─── Supplied material
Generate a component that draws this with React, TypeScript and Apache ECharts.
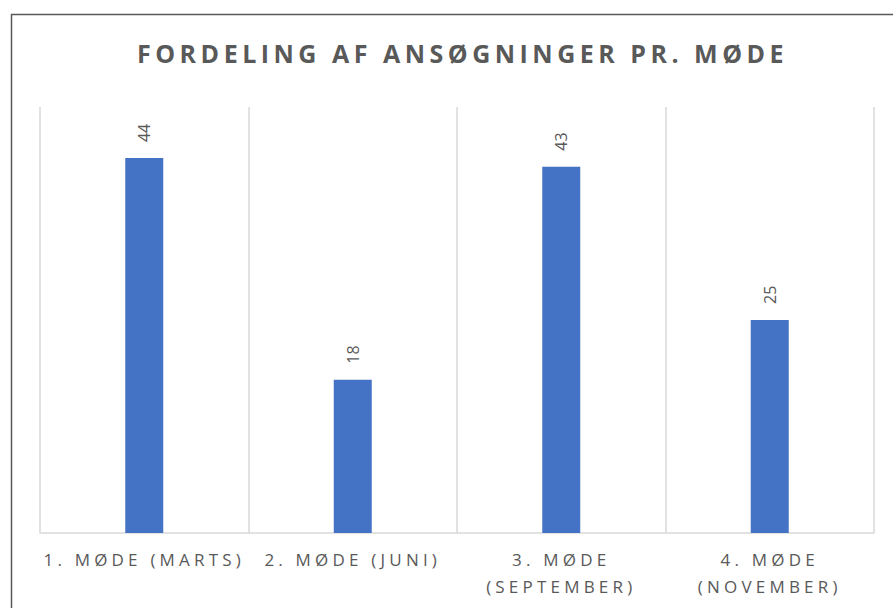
import React, { useEffect, useRef } from "react";
import * as echarts from "echarts";

const titleText = "FORDELING AF ANSØGNINGER PR. MØDE";
const categories = ["1. MØDE (MARTS)", "2. MØDE (JUNI)", "3. MØDE (SEPTEMBER)", "4. MØDE (NOVEMBER)"];
const values = [44, 18, 43, 25];

const wrapLabel = (s: string) => (s.length > 16 ? s.replace(" (", "\n(") : s);

export default function App() {
  const ref = useRef<HTMLDivElement>(null);
  useEffect(() => {
    if (!ref.current) return;
    const chart = echarts.init(ref.current, undefined, { renderer: "svg" });
    const font = "Open Sans";
    chart.setOption({
      animation: false,
      backgroundColor: "#ffffff",
      title: {
        text: titleText,
        left: 132,
        top: 35,
        textStyle: { fontFamily: font, fontSize: 25, fontWeight: "bold", color: "#595959" },
      },
      graphic: [
        {
          type: "rect",
          shape: { x: 11.5, y: 14.5, width: 1000, height: 800 },
          style: { fill: "none", stroke: "#595959", lineWidth: 1.5 },
          silent: true,
        },
      ],
      grid: { left: 40, right: 19, top: 107, bottom: 75 },
      xAxis: {
        type: "category",
        data: categories,
        axisLine: { lineStyle: { color: "#d9d9d9", width: 1.5 } },
        axisTick: { show: false },
        splitLine: { show: true, lineStyle: { color: "#d9d9d9", width: 1.5 } },
        axisLabel: {
          color: "#595959",
          fontFamily: font,
          fontSize: 17,
          margin: 13,
          lineHeight: 27,
          interval: 0,
          formatter: (v: string) => wrapLabel(v),
        },
      },
      yAxis: {
        type: "value",
        min: 0,
        max: 50,
        show: false,
        splitLine: { show: false },
      },
      series: [
        {
          type: "bar",
          data: values,
          barWidth: 38,
          itemStyle: { color: "#4472C4" },
          label: {
            show: true,
            position: "top",
            rotate: 90,
            align: "left",
            verticalAlign: "middle",
            distance: 16,
            color: "#595959",
            fontFamily: font,
            fontSize: 16,
          },
        },
      ],
    });
    const applySpacing = () => {
      const texts = ref.current?.querySelectorAll("text") || [];
      texts.forEach((t) => {
        const c = (t.textContent || "").trim();
        if (c === titleText) t.setAttribute("letter-spacing", "4.5px");
        else if (/[A-ZØ(]/.test(c)) t.setAttribute("letter-spacing", "4.2px");
      });
    };
    applySpacing();
    chart.on("finished", applySpacing);
    return () => chart.dispose();
  }, []);
  return (
    <div
      ref={ref}
      style={{ position: "fixed", left: 0, top: 0, width: 893, height: 608 }}
    />
  );
}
──────
Prompt —
Without any pictures, reproduce the lines from the first one in the material through the line that has "const wrapLabel = (s: string)", exactly as they appear.

Finished task —
Generate a component that draws this with React, TypeScript and Apache ECharts.
import React, { useEffect, useRef } from "react";
import * as echarts from "echarts";

const titleText = "FORDELING AF ANSØGNINGER PR. MØDE";
const categories = ["1. MØDE (MARTS)", "2. MØDE (JUNI)", "3. MØDE (SEPTEMBER)", "4. MØDE (NOVEMBER)"];
const values = [44, 18, 43, 25];

const wrapLabel = (s: string) => (s.length > 16 ? s.replace(" (", "\n(") : s);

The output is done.